Soon is not stupid and knows to be wary of older men and strangers. But the two strike up a friendship that evolves into sharing snacks and soda while he talks about birds and Nina Simone. Those are the only two things Old Man talks about. But he is without a doubt not stupid either, because he knows so much information even if those are his only two topics. There is something childlike about Old Man, unlike the other men Soon’s encountered – the “dangerous ones”. But if the park maintenance workers find her spot, or Old Man sharing her spot, they are bound to report it to another adult, right? And soon the secrets of Old Man’s past would come out, the ones that would be of serious concern to Soon’s parents, but as these secrets rise, the clock is ticking. It has been many weeks since Soon has been in school, and the weather is growing colder. In Soon’s tangling set of lies, something must give.

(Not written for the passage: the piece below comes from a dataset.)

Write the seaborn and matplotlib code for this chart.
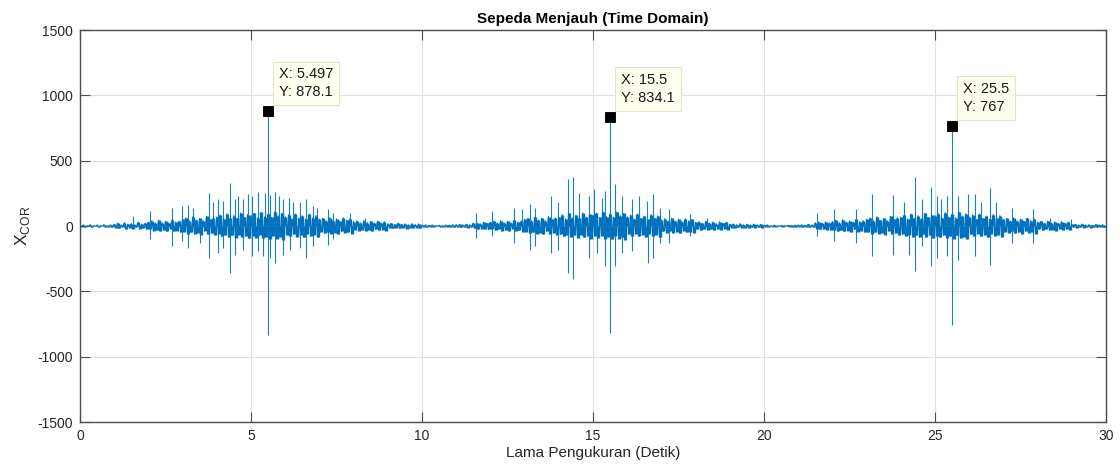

Two outcasts, a forty-year age difference, society’s assumptions, and an “inappropriate” relationship. Just who is this man, and why must he be friends with Soon?

Spanish author Sara Mesa’s latest work Among the Hedges is a profound fiction novel that allows readers to explore society and ideas of “appropriate” relationships. In a much realer sense, she makes you question what is an “appropriate” relationship? What about an “inappropriate” relationship? What defines either of them? Society deems a relationship between a man and a girl immediately inappropriate, especially given a large age gap. With connotations of dangerous desires he must harbor, Mesa contributes new, unsettling conversations to her audience, like is it okay for these characters to be friends? If so, who deems it acceptable? The young girl? Her parents? Society? Each reader is pushed to form their own opinion of what they consider is right and investigate why they reach such conclusions in this novel. With short chapters and sparse prose Mesa details the innocence of children and the imbalance of power gender and age create.

Among the Hedges wants to be read with questions: questions of relationships, parenting, societal norms, and men. Questions like what is wrong with the Old Man, because there must be something deeper, darker that he wants or something wrong with him to befriend a young girl.